At the end of 2006, we shipped off a single copy of most of our titles to Google Books. I hadn't thought much more about that until weekly email reports started showing up a couple weeks ago with some interesting numbers. Seems that in 2007, Lake Claremont Press books have had 76,838 unique page views already, with ad clicks earning us a whopping $26.45 (no pay off until that reaches $100). From the outside, this probably looks like a dismal failure, but scanning the data on specific books provided the answers to a few questions that have been floating around, particularly: Why have our Amazon sales been doubling in the past several months, especially for certain backlist titles with no new publicity? and How were so many random people finding our website and ordering from our new shopping cart--again, a wide range of backlist titles?

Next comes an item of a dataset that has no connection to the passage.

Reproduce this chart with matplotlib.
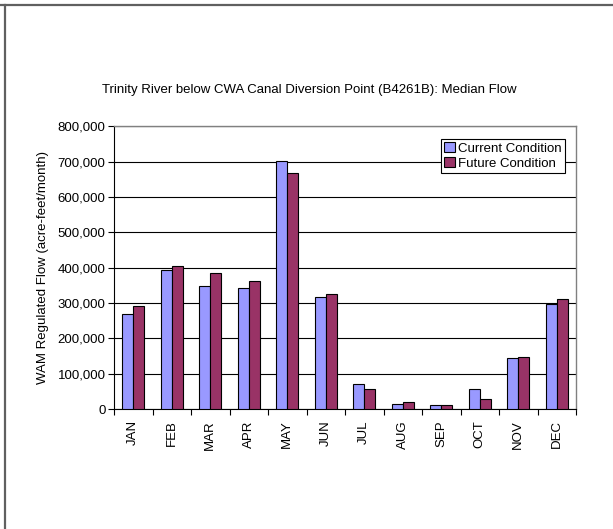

The numbers from Google Books are the most likely explanation. Two things were immediately apparent. Books with more people, places, and titles specified on their pages (guidebooks, The Golden Age of Chicago Children's Television, and The Movies Are) were viewed the most, and had the most click-throughs to our website. This sort of thing makes Google-level technologies indispensable to small presses like ours. The stats for Finding Your Chicago Ancestors tell a different story: also useful, but more cautionary. It seems that a small number of visitors are returning again and again to this title for lots of free how-to information, with less evidence that repeat visits are leading to eventual sales. While we'll keep an eye on these books and pull any from the program if the sales aren't there to justify the freebies, what I'm really waiting for is the day soon coming when we, Amazon, Google, anyone will make it easy for folks that just want a page (or chapter) or two of information to buy just that.